Man City’s dire finances underline danger club pose to future of football

A £197 million loss is hardly encouraging when you are in a battle against time to comply with financial fair play. There is little doubt that City can justifiably meet the requirements UEFA have laid out without imaginative accountancy, but can UEFA enforce their rules?

That will be City’s saving grace. This is a team embarking on the most worrying project in football’s history. If the club are successful in the years to come, they will render the game meaningless. What is the point of a game when all it takes to win is an unlimited reserve of finance? This is a team whose salaries for their last financial year outstripped their revenues alone. This is not sensible, this is complete madness. As Arsene Wenger calls it, financial doping.

But if they are successful, this devalues football entirely; reducing it solely to expenditure. For the sake of football, anyone else needs to win the Premier League title this, next and every year until the Sheikh leaves. Unlike Roman Abramovich at Chelsea, the City owners have little interest in the sport beyond what it can provide for them commercially. This is cynicism, using and abusing football for their own ends.

UEFA’s financial fair play rules dictate clubs must not make losses over a three year period. A grace period begins this year, where a £40 million loss is allowed between now and 2014. There is about as much chance of City complying with this as of Satan skating to work. But UEFA are now indicating that they will allow clubs to continue playing in Europe if they show they are moving towards self sufficiency. This looks like a get out of jail free clause for City.

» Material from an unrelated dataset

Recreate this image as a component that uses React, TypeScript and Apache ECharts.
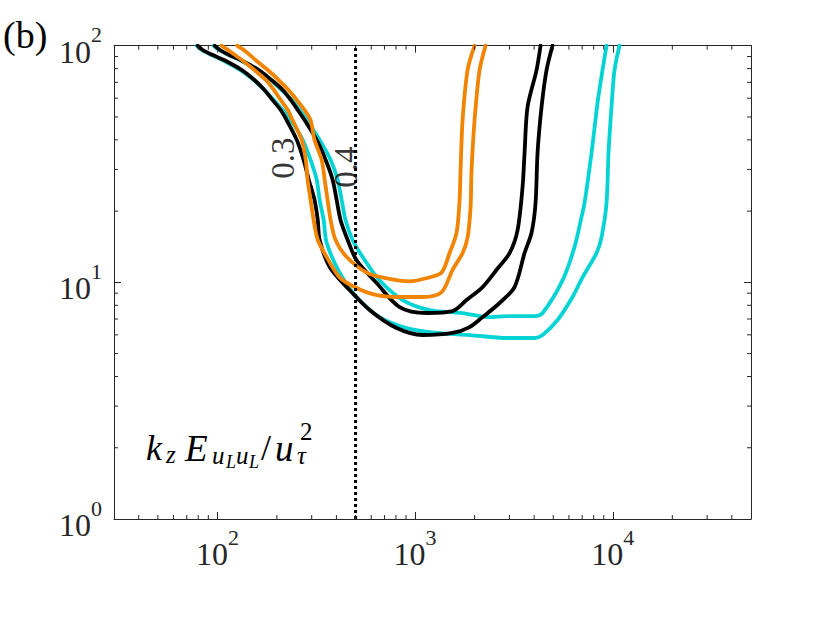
import React, { useEffect, useRef } from 'react';
import * as echarts from 'echarts';

// ---- data (x = wavelength, y = height) ----
const cyan03: [number, number][] = [[78.6,100],[83.3,95.9],[93.6,91.3],[106,87.0],[131,78.9],[153,71.6],[173,65.0],[193,59.0],[214,53.5],[235,48.5],[270,40.0],[296,32.9],[318,27.1],[329,22.3],[345,18.3],[357,14.7],[415,11.0],[506,8.67],[661,7.13],[906,6.41],[1284,6.11],[1886,5.99],[2901,5.82],[3496,5.82],[4019,5.82],[4412,5.99],[5253,6.93],[6254,8.67],[7028,10.5],[8274,13.3],[8767,15.5],[9295,21.6],[9512,35.2],[9849,55.1],[10200,78.9],[10810,100]];
const cyan04: [number, number][] = [[95.8,100],[102,95.9],[114,91.3],[130,87.0],[160,78.9],[186,71.6],[211,65.0],[238,59.0],[261,53.5],[283,48.5],[329,40.0],[374,32.9],[406,27.1],[425,22.3],[445,18.3],[483,15.1],[543,12.8],[661,10.2],[865,8.42],[1184,7.64],[1739,7.42],[2380,7.13],[2901,7.20],[3496,7.20],[4019,7.20],[4412,7.42],[5568,10.2],[6402,14.1],[6946,18.9],[7193,21.6],[7805,35.2],[8369,57.3],[8871,78.9],[9295,100]];
const black03: [number, number][] = [[79.5,100],[84.3,95.9],[94.7,91.3],[108,87.0],[133,78.9],[154,71.6],[173,65.0],[190,59.0],[209,53.5],[224,48.5],[252,40.0],[273,32.9],[290,27.1],[310,22.3],[322,18.3],[329,15.1],[370,11.6],[451,9.55],[589,7.64],[806,6.41],[1091,5.99],[1547,6.11],[1886,6.47],[2195,7.13],[2675,8.18],[3184,9.55],[3578,13.3],[3882,16.2],[4067,21.6],[4162,35.2],[4361,55.1],[4622,78.9],[4956,100]];
const black04: [number, number][] = [[96.9,100],[103,95.9],[115,91.3],[131,87.0],[162,78.9],[188,71.6],[214,65.0],[235,59.0],[255,53.5],[276,48.5],[318,40.0],[353,32.9],[383,27.1],[401,22.3],[420,18.3],[456,15.1],[506,12.4],[639,9.93],[835,7.86],[1143,7.42],[1547,7.56],[1821,8.42],[2195,9.55],[2583,11.3],[3005,13.3],[3297,16.6],[3496,25.3],[3578,35.2],[3705,55.1],[4114,78.9],[4310,100]];
const orange03: [number, number][] = [[105,100],[115,95.0],[133,87.0],[154,78.9],[176,71.6],[193,65.0],[209,59.0],[227,53.5],[240,48.5],[267,40.0],[280,32.9],[286,27.1],[296,22.3],[307,18.3],[322,15.1],[357,12.8],[415,10.5],[506,9.46],[639,8.84],[865,8.67],[1091,8.67],[1362,9.10],[1547,11.3],[1739,13.3],[1843,15.5],[1908,20.8],[1930,29.8],[1999,48.5],[2119,78.9],[2272,100]];
const orange04: [number, number][] = [[126,100],[138,95.0],[156,87.0],[180,78.9],[204,71.6],[229,65.0],[252,59.0],[276,53.5],[296,48.5],[310,40.0],[337,32.9],[349,27.1],[361,22.3],[374,18.3],[396,15.1],[451,12.8],[569,11.0],[718,10.4],[938,10.1],[1184,10.5],[1362,11.0],[1494,13.3],[1621,16.2],[1679,22.3],[1698,29.8],[1739,48.5],[1843,78.9],[1999,100]];

const refLineX = 500;
const xRange = [30, 50000];
const yRange = [1, 100];
const xMinorTicks = [40, 50, 60, 70, 80, 90, 200, 300, 400, 500, 600, 700, 800, 900, 2000, 3000, 4000, 5000, 6000, 7000, 8000, 9000, 20000, 30000, 40000];
const yMinorTicks = [2, 3, 4, 5, 6, 7, 8, 9, 20, 30, 40, 50, 60, 70, 80, 90];
const contourLabels: { text: string; x: number; y: number }[] = [
  { text: '0.3', x: 214, y: 33.5 },
  { text: '0.4', x: 445, y: 30.7 },
];

const COL_CYAN = '#06D4D4';
const COL_BLACK = '#000000';
const COL_ORANGE = '#F18400';
const AX = '#262626';
const SERIF = 'Liberation Serif';

const fmt = (v: number) => {
  const e = Math.round(Math.log10(v));
  if (Math.abs(v - Math.pow(10, e)) > 1e-6 * v) return '';
  return `{b|10}{s|${e}}`;
};
const richLabel = {
  b: { fontSize: 32, fontFamily: SERIF, color: AX, lineHeight: 44, verticalAlign: 'bottom' },
  s: { fontSize: 22, fontFamily: SERIF, color: AX, lineHeight: 22, verticalAlign: 'top' },
};

const lineSeries = (data: [number, number][], color: string) => ({
  type: 'line',
  data,
  symbol: 'none',
  smooth: 0.3,
  lineStyle: { color, width: 3.8, cap: 'round', join: 'round' },
  silent: true,
  z: 3,
});

function mathText(x: number, yc: number, text: string, size: number, italic = true) {
  return {
    type: 'text',
    x,
    y: yc,
    silent: true,
    style: {
      text,
      fontFamily: SERIF,
      fontSize: size,
      fontStyle: italic ? 'italic' : 'normal',
      fill: '#000',
      align: 'left',
      verticalAlign: 'middle',
    },
  };
}

export default function App() {
  const ref = useRef<HTMLDivElement>(null);
  useEffect(() => {
    if (!ref.current) return;
    const chart = echarts.init(ref.current, undefined, { renderer: 'svg' });
    const axisBase = {
      type: 'log',
      logBase: 10,
      axisLine: { show: true, lineStyle: { color: AX, width: 1 } },
      splitLine: { show: false },
      minorTick: { show: false },
    };
    const option: any = {
      animation: false,
      backgroundColor: '#ffffff',
      grid: { left: 114, top: 45.7, right: 79, bottom: 104, containLabel: false, outerBoundsMode: 'none' },
      xAxis: [
        {
          ...axisBase,
          min: xRange[0],
          max: xRange[1],
          position: 'bottom',
          axisTick: { show: true, inside: true, length: 7, lineStyle: { color: AX } },
          axisLabel: { formatter: fmt, rich: richLabel, margin: 7, showMinLabel: false, showMaxLabel: false },
        },
        {
          ...axisBase,
          min: xRange[0],
          max: xRange[1],
          position: 'top',
          axisTick: { show: true, inside: true, length: 7, lineStyle: { color: AX } },
          axisLabel: { show: false },
        },
      ],
      yAxis: [
        {
          ...axisBase,
          min: yRange[0],
          max: yRange[1],
          position: 'left',
          axisTick: { show: true, inside: true, length: 7, lineStyle: { color: AX } },
          axisLabel: { formatter: fmt, rich: richLabel, margin: 12 },
        },
        {
          ...axisBase,
          min: yRange[0],
          max: yRange[1],
          position: 'right',
          axisTick: { show: true, inside: true, length: 7, lineStyle: { color: AX } },
          axisLabel: { show: false },
        },
      ],
      series: [
        lineSeries(cyan03, COL_CYAN),
        lineSeries(cyan04, COL_CYAN),
        lineSeries(black03, COL_BLACK),
        lineSeries(black04, COL_BLACK),
        lineSeries(orange03, COL_ORANGE),
        lineSeries(orange04, COL_ORANGE),
        {
          type: 'line',
          data: [[refLineX, yRange[0]], [refLineX, yRange[1]]],
          symbol: 'none',
          lineStyle: { color: '#000', width: 3, type: [3, 3], cap: 'butt' },
          silent: true,
          z: 4,
        },
        {
          type: 'scatter',
          data: contourLabels.map((l) => [l.x, l.y, l.text]),
          symbolSize: 0,
          silent: true,
          z: 6,
          label: {
            show: true,
            position: 'inside',
            rotate: 90,
            formatter: (p: any) => p.data[2],
            fontFamily: SERIF,
            fontSize: 33,
            color: '#000',
          },
        },
        {
          type: 'custom',
          data: xMinorTicks.map((v) => [v, 10]),
          silent: true,
          z: 5,
          clip: false,
          renderItem: (params: any, api: any) => {
            const cs = params.coordSys;
            const px = api.coord([api.value(0), 10])[0];
            const bottom = cs.y + cs.height;
            const top = cs.y;
            return {
              type: 'group',
              children: [
                { type: 'line', shape: { x1: px, y1: bottom, x2: px, y2: bottom - 4 }, style: { stroke: AX, lineWidth: 1 } },
                { type: 'line', shape: { x1: px, y1: top, x2: px, y2: top + 4 }, style: { stroke: AX, lineWidth: 1 } },
              ],
            };
          },
        },
        {
          type: 'custom',
          data: yMinorTicks.map((v) => [100, v]),
          silent: true,
          z: 5,
          clip: false,
          renderItem: (params: any, api: any) => {
            const cs = params.coordSys;
            const py = api.coord([100, api.value(1)])[1];
            const left = cs.x;
            const right = cs.x + cs.width;
            return {
              type: 'group',
              children: [
                { type: 'line', shape: { x1: left, y1: py, x2: left + 4, y2: py }, style: { stroke: AX, lineWidth: 1 } },
                { type: 'line', shape: { x1: right, y1: py, x2: right - 4, y2: py }, style: { stroke: AX, lineWidth: 1 } },
              ],
            };
          },
        },
      ],
      graphic: [
        mathText(3, 35, '(b)', 38, false),
        {
          type: 'group',
          silent: true,
          children: [
            mathText(146, 448, 'k', 36),
            mathText(166, 454, 'z', 25),
            mathText(185, 448, 'E', 37),
            mathText(212, 455, 'u', 25),
            mathText(226, 462, 'L', 18),
            mathText(236, 455, 'u', 25),
            mathText(249, 462, 'L', 18),
            mathText(261, 448, '/', 36, false),
            mathText(275, 448, 'u', 37),
            mathText(297, 455, 'τ', 25),
            mathText(300, 431, '2', 25, false),
          ],
        },
      ],
    };
    chart.setOption(option);
    return () => chart.dispose();
  }, []);
  return <div ref={ref} style={{ position: 'fixed', left: 0, top: 0, width: 830, height: 623, background: '#fff' }} />;
}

It should not be though. As has been pointed out, City recently signed a sponsorship deal with Etihad which will increase their revenues substantially. Etihad are of course run by the half brother of the Man City owner – if this is not a conflict of interest then the earth is flat.

Such dealings should never be allowed, and City would have no chance of achieving such sponsorship without such personal links. It is wrong and must not be allowed by UEFA. It devalues everything great about the game. Players like Samir Nasri and Emmanuel Adebayor have been enticed to City by the money on offer. They have something to answer for themselves; as Arsenal’s owner put it earlier this season, they suffered a huge blow when Cesc Fabregas and Samir Nasri left this summer. One left for reasons not to do with money, and the other left for reasons entirely to do with money, he said.

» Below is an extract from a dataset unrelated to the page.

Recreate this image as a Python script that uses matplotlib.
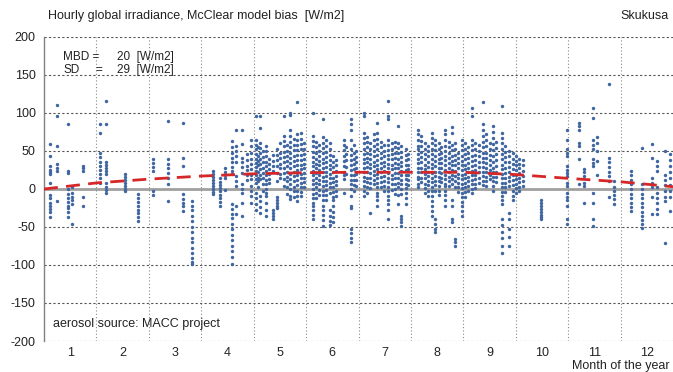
import matplotlib
matplotlib.use('Agg')
import matplotlib.pyplot as plt

plt.rcParams['font.family'] = ['Liberation Sans', 'DejaVu Sans']

# month labels / ticks
months = ['1', '2', '3', '4', '5', '6', '7', '8', '9', '10', '11', '12']
yticks = [200, 150, 100, 50, 0, -50, -100, -150, -200]

# seasonal bias curve (read at month boundaries)
curve_x = [0, 1, 2, 3, 4, 5, 6, 7, 8, 9, 10, 11, 12]
curve_y = [0, 8, 13, 17, 20, 21.5, 22, 22, 22, 19, 14, 9.5, 3]

# hourly bias, one strip of hours per day (position in months, values W/m2)
day_pos = [
    0.11, 0.24, 0.46, 0.53, 0.74, 1.07, 1.18, 1.55, 1.80, 2.08, 2.37, 2.66, 2.83,
    3.23, 3.36, 3.45, 3.58, 3.66, 3.78, 3.88, 3.95,
    4.05, 4.09, 4.13, 4.18, 4.23, 4.30, 4.37, 4.44, 4.50, 4.57, 4.63, 4.70, 4.76,
    4.83, 4.90, 4.96,
    5.13, 5.19, 5.25, 5.32, 5.38, 5.45, 5.52, 5.58, 5.72, 5.77, 5.85, 5.91, 5.96,
    6.10, 6.16, 6.22, 6.29, 6.35, 6.42, 6.48, 6.57, 6.63, 6.70, 6.76, 6.82, 6.90,
    6.95,
    7.14, 7.20, 7.27, 7.33, 7.40, 7.46, 7.53, 7.58, 7.65, 7.72, 7.78, 7.84, 7.90,
    7.97, 8.03, 8.09, 8.17, 8.23, 8.29, 8.37, 8.43, 8.50, 8.57, 8.63, 8.73, 8.80,
    8.87, 8.94, 9.00, 9.07, 9.13,
    9.48, 9.98, 10.20, 10.30, 10.47, 10.55, 10.77, 10.87, 11.20, 11.40, 11.60,
    11.70, 11.85, 11.95,
]
day_bias = [
    [59, 43, 30, 25, 22, 20, 8, -8, -12, -18, -22, -26, -30, -37],
    [111, 96, 57, 33, 28, 24, -16],
    [85, 24, 21, 0, -7, -12, -17, -22, -25, -30, -37],
    [3, -5, -10, -15, -20, -46],
    [30, 27, 24, -11, -22],
    [85, 74, 48, 42, 36, 30, 25, 20, 14, 8],
    [116, 85, 36, 32, 28, 24, 20, 8, 3, -1, -5],
    [20, 16, 12, 8, 4, 0, -2],
    [-7, -12, -17, -22, -27, -32, -37, -42],
    [39, 34, 29, 24, -2, -8],
    [90, 39, 33, 27, 21, 15, 7, -16],
    [87, 41, 30, -7, -13, -18, -23, -29],
    [-16, -22, -28, -35, -42, -50, -57, -64, -70, -77, -84, -91, -96, -99],
    [24, 20, 16, 12, 8, 4, 0, -4, -7],
    [14, 9, 5, 1, -3, -8, -12, -17, -22],
    [27, 23, 18, 14, -1],
    [63, 55, 48, 41, 35, 29, 24, 20, -20, -26, -33, -38, -46, -53, -60, -67,
     -75, -82, -90, -99],
    [78, 57, 50, 43, 35, 17, 11, 4, -22, -33],
    [78, 59, 41, 35, 29, 21, 6, 0, -5, -18, -36],
    [46, 38, 30, 25, 19, 12],
    [65, 56, 48, 40, 33, 26, 19, 13, 4, -3, -9, -18],
    [96, 65, 58, 52, 46, 40, 34, 29, 24, 19, 13, 8, -5, -12, -20, -27],
    [55, 44, 37, 31, 22, 15, 10, 3],
    [96, 80, 61, 54, 47, 40, 33, 26, 19, 13, -9, -16, -24, -31],
    [50, 42, 36, 28, 21, 14, 6, -2],
    [57, 50, 43, 36, 30, 24, 18, 12, 6, 0, -5, -9, -18, -27, -36],
    [40, 33, 26, 20, 13, 8],
    [45, 37, 30, 24, -28, -32, -36, -40],
    [52, 45, 38, 30, 21, 10, -11, -15, -19, -22, -25],
    [60, 48, 41, 33, 27, 20, 14],
    [96, 70, 63, 56, 49, 42, 35, 28, 21, 13, 4],
    [58, 50, 44, 37, 30, 23, 16, 10, 2, -6],
    [100, 97, 78, 70, 62, 55, 48, 41, 34, 27, 20, 13, 6, 0, -9, -13],
    [66, 58, 51, 44, 37, 30, 23, 17, 10, 3, -3, -10],
    [114, 72, 65, 58, 51, 45, 38, 31, 25, 18, 12, 5, -2, -9, -16],
    [74, 66, 59, 52, 45, 38, 32, 26, 20, 14, 8, 2, -4, -9],
    [60, 53, 46, 39, 33, 27, 21, 15, 9, 3],
    [100, 70, 63, 56, 49, 42, 36, 30, 24, 18, 12, 6, 0, -6, -12, -18, -22, -28,
     -34, -40],
    [62, 55, 47, 40, 33, 27, 21, 15, 8, 2, -5, -12],
    [58, 50, 43, 37, 31, 25, 19, 12, 6, -1, -8],
    [92, 68, 61, 54, 47, 40, 34, 28, 22, 16, 10, 4, -2, -8, -15, -22, -27, -34,
     -41, -49],
    [64, 56, 49, 42, 36, 29, 23, 17, 11, 5, -1, -8, -15],
    [60, 52, 45, 38, 32, 26, 20, 14, 8, 2, -5, -27, -35, -42, -48],
    [43, 36, 29, 22, 15, 9, 3, -4, -10, -14, -22, -30, -37, -44],
    [38, 31, 24, 17, 11, 5, -3, -9],
    [65, 58, 51, 44, 37, 30, 23, 18, 13, -5],
    [55, 46, 38, 29, 20],
    [92, 85, 78, 65, 52, 45, 38, 31, 25, 18, 12, 6, 0, -9, -22, -25, -53, -58,
     -64, -70],
    [58, 48, 40, 33, 26, 19, 12, 5, -2],
    [50, 42, 35, 27, 20, 12, 4],
    [100, 96, 74, 67, 60, 53, 46, 40, 34, 28, 22, 16, 10, 4, -3, -9],
    [69, 62, 55, 48, 41, 35, 29, 22, 15, 9, 2, -5],
    [60, 53, 46, 39, 33, 27, 21, 15, 8, 1, -31],
    [72, 64, 57, 50, 43, 36, 30, 24, 18, 12, 6],
    [87, 74, 66, 59, 52, 45, 38, 32, 26, 20, 14, 8, 2, -5, -9, -15, -22],
    [62, 55, 48, 41, 34, 28, 22, 16, 9, 3],
    [58, 50, 43, 36, 30, 24, 17, 11, 4, -3],
    [116, 96, 92, 65, 58, 51, 45, 39, 33, 27, 21, 15, 9, 3, -3, -9, -14, -20,
     -27, -40],
    [60, 53, 46, 39, 32, 26, 19, 13, 6, -1],
    [62, 55, 48, 41, 34, 27, 21, 14, 7, 0, -7],
    [83, 61, 54, 47, 40, 33, 27, 21, 15, 8, 2, -8, -20],
    [56, 49, 42, 36, 30, 24, 18, 12, 6, 0, -6, -36, -40, -44, -49],
    [52, 45, 38, 31, 25, 19, 13, 7, 1, -5, -12, -20],
    [46, 39, 32, 26, 19, 12, 5],
    [78, 72, 65, 57, 52, 46, 40, 34, 28, 22, 16, 13, 7, 2],
    [70, 63, 56, 49, 42, 35, 28, 22, 15, 9],
    [60, 53, 46, 39, 32, 26, 20, 14, 7, 1, -5],
    [57, 50, 43, 36, 29, 23, 17, 11, 5, -2, -9],
    [74, 67, 60, 53, 46, 39, 33, 27, 21, 15, 9, 3, -3, -9, -16, -22, -29, -36],
    [65, 58, 51, 44, 37, 30, 23, 17, 11, 5, -2, -40, -46, -52, -57],
    [60, 53, 46, 40, 34, 28, 22, 16, 10, 4, -2, -8],
    [55, 48, 41, 34, 27, 21, 15, 9],
    [78, 72, 65, 57, 50, 44, 38, 31, 25, 19, 13, 7, 4, -2, -8, -14, -22],
    [62, 55, 48, 41, 34, 28, 22, 16, 10, 4],
    [81, 74, 58, 51, 44, 37, 31, 25, 19, 13, 7, -14, -22, -40, -44],
    [60, 52, 45, 38, 31, 24, 17, 10, 3, -66, -70, -75],
    [48, 41, 34, 27, 20, 14, 8, 2, -4],
    [65, 58, 51, 44, 37, 31, 25, 19, 13, 7, 1, -5, -11, -17, -22, -29, -36],
    [60, 53, 46, 39, 32, 26, 20, 14, 8, 2, -4, -10],
    [55, 48, 41, 34, 28, 22, 16, 10, 4, -2],
    [107, 96, 65, 58, 51, 44, 37, 30, 24, 18, 12, 6, 0, -5],
    [60, 52, 45, 38, 31, 25, 19, 13, 7, 1],
    [58, 50, 43, 36, 29, 22, 15, 8],
    [114, 85, 78, 70, 62, 55, 48, 41, 35, 29, 23, 17, 11, 5],
    [72, 64, 56, 48, 41, 34, 28, 22, 16, 10, 4],
    [60, 52, 45, 38, 31, 25, 19, 13],
    [83, 75, 67, 59, 51, 43, 35, 28, 22, 16, 10, 4, -3],
    [62, 54, 46, 38, 30, 23, 16, 9],
    [109, 74, 67, 60, 53, 46, 39, 32, 26, 20, 14, 8, 2, -4, -9, -15, -20, -40,
     -48, -56, -65, -75, -84],
    [56, 49, 42, 35, 28, 21, 14, 8, 2, -4],
    [50, 43, 36, 29, 22, 16, 10, 4, -31, -40, -52, -63, -75],
    [48, 40, 33, 26, 19, 12, 5, -2, -9, -14],
    [43, 37, 31, 25, 19, 13, 7, 1, -5],
    [40, 33, 27, 21, 15, 9, 3, -3],
    [38, 31, 24, 17, 10, 4],
    [-14, -18, -22, -26, -30, -34, -37, -40],
    [78, 65, 52, 47, 43, 30, 25, 21, 17, 8, 4, -5, -10, -15, -22, -40, -46],
    [87, 83, 78, 61, 57, 39, 6],
    [26, 22, 17, 8, 4, -18],
    [107, 94, 65, 58, 52, 39, 34, 30, -5, -18, -40, -49],
    [68, 60, 50, 37, 19],
    [138, 41, 35, 29, 23, 17, 11, -11],
    [10, 3, -3, -8, -13, -20],
    [24, 18, 12, 6, 0, -6, -12, -18, -24, -29],
    [54, 6, 0, -6, -12, -18, -24, -30, -36, -41, -46, -51],
    [59, 41, 15, 8, 2, -10, -33],
    [37, 30, 24, 2, -5, -12, -19, -26, -33],
    [50, 19, 12, 5, -3, -10, -16, -71],
    [46, 38, 30, 22, 14, 5, -2, -11, -29],
]

xs = []
ys = []
for pos, vals in zip(day_pos, day_bias):
    for v in vals:
        xs.append(pos)
        ys.append(v)

fig = plt.figure(figsize=(6.73, 3.72), dpi=100)
ax = fig.add_axes([44 / 673, 1 - 341 / 372, 629 / 673, 304 / 372])

# grid
for yv in yticks:
    if yv == 0:
        ax.axhline(0, color='#a0a0a0', lw=2, zorder=1)
    else:
        ax.axhline(yv, color='#555555', lw=0.8, dashes=(2, 2), zorder=1)
for m in range(1, 12):
    ax.axvline(m, color='#8a8a8a', lw=0.8, dashes=(1, 2), zorder=1)

ax.scatter(xs, ys, s=6, color='#3f66a0', linewidths=0, zorder=2)
ax.plot(curve_x, curve_y, color='#d62728', lw=2, dashes=(5, 3), zorder=3)

ax.set_xlim(0, 12)
ax.set_ylim(-200, 200)
ax.set_yticks(yticks)
ax.set_yticklabels([str(v) for v in yticks])
ax.set_xticks([m + 0.5 for m in range(12)])
ax.set_xticklabels(months)
ax.tick_params(length=0, labelsize=9, colors='#222222', pad=6)
ax.tick_params(axis='x', pad=4)

for s in ['top', 'right', 'bottom']:
    ax.spines[s].set_visible(False)
ax.spines['left'].set_color('#808080')
ax.spines['left'].set_linewidth(1)

fig.text(48 / 673, 1 - 16 / 372, 'Hourly global irradiance, McClear model bias  [W/m2]',
         fontsize=9, va='center', ha='left', color='#222222')
fig.text(669 / 673, 1 - 16 / 372, 'Skukusa', fontsize=9, va='center', ha='right',
         color='#222222')
fig.text(670 / 673, 1 - 366 / 372, 'Month of the year', fontsize=9, va='center',
         ha='right', color='#222222')

fig.text(63 / 673, 1 - 57 / 372, 'MBD =', fontsize=8.5, va='center', color='#222222')
fig.text(117 / 673, 1 - 57 / 372, '20  [W/m2]', fontsize=8.5, va='center', color='#222222')
fig.text(63 / 673, 1 - 70 / 372, 'SD', fontsize=8.5, va='center', color='#222222')
fig.text(95 / 673, 1 - 70 / 372, '=', fontsize=8.5, va='center', color='#222222')
fig.text(117 / 673, 1 - 70 / 372, '29  [W/m2]', fontsize=8.5, va='center', color='#222222')
fig.text(53 / 673, 1 - 324 / 372, 'aerosol source: MACC project', fontsize=9,
         va='center', color='#222222')

fig.savefig('out.png', dpi=100)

That is what City have got and that is how they have got where they are. Offering all the riches the world has to offer to build a team which cannot be beaten if given a manager as good as Roberto Mancini, and then giving him the time he needs. But the City project is a travesty for football. All clubs face jealous onlookers when successful. Man Utd most prominently, but they at least generated their revenues through their own success. With United, though fans across the country may dislike them, there has always been a reluctant and grudging admiration and respect for what they have done. They earned it. City have earned nothing that they have got, and so there is no respect from the football world; only scorn. And the sooner it is over, the better.